Rachel asked, obviously frustrated with me.

  “I don’t care if he looks like Chewbacca—”

  “Chewbacca is adorable compared to him. He never brushes his teeth,” she said.

  “Regardless. It wasn’t nice of Mary to tell him that, but you just can’t go and punch her,” I said. “That’s not appropriate behavior.”

  “Fine,” she said. I could just see her on the other end of the phone tapping her feet and rolling her eyes heavenward.

  What I couldn’t figure out was why Rudy hadn’t grounded her. I guessed he was waiting for me to lay down the punishment. The more Rachel and Mary began acting like sisters, the more Rudy sort of let me decide the appropriate punishment for things. I’m not sure I appreciated my new responsibility.

  “Let me talk to your grandma,” I said.

  “Hello,” my mother said.

  “Hey, Mom,” I said. “So Rudy’s at the ball game?”

  “Yeah. He got two free tickets from his boss, and so he took Chuck Velasco,” she explained.

  “Oh,” I said. “Tell him I called.”

  “You sound down,” she said.

  “I am,” I answered. “I called because I was missing him and the girls really bad, and I get attacked by two quarreling children.
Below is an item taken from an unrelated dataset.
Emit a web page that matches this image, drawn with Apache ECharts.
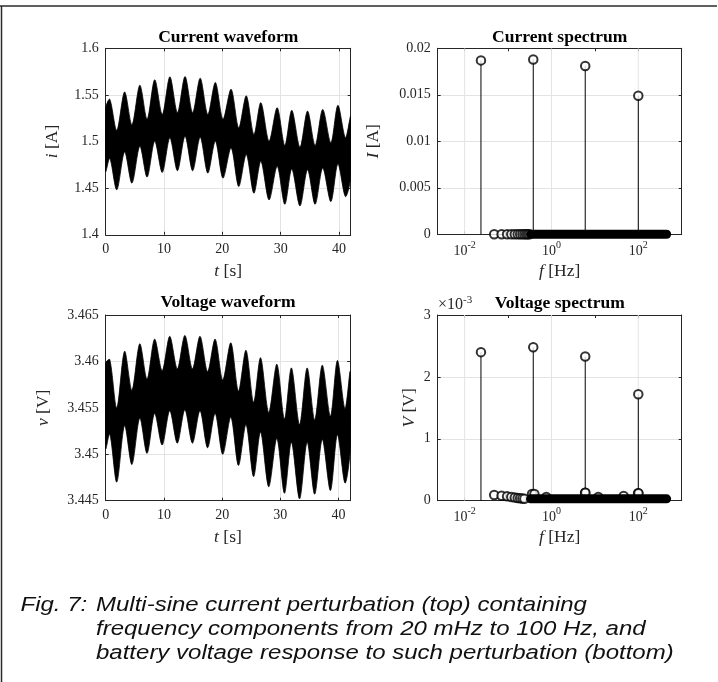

Then the man of my dreams is off at the ball game.”

  “Poor thing,” she said in an overly pitying tone of voice.

  “Exactly,” I said. “I’m feeling very vulnerable.”

  “You’ll get over it,” she said. “You always do.”

  “Gee, thanks. Mom.”

  “So . . . how’s the visit going?”

  “Good,” I said. “Clarissa died in her sleep, we think, or she may have been suffocated. She left me the boardinghouse plus ten acres and everything in it, and Norville Gross was attacked by a panther, we think, or somebody could have hacked him up. He didn’t survive. All in all it’s been a fairly exciting vacation.”

  My mother was quiet on the other end. “You’re not joking,” she said.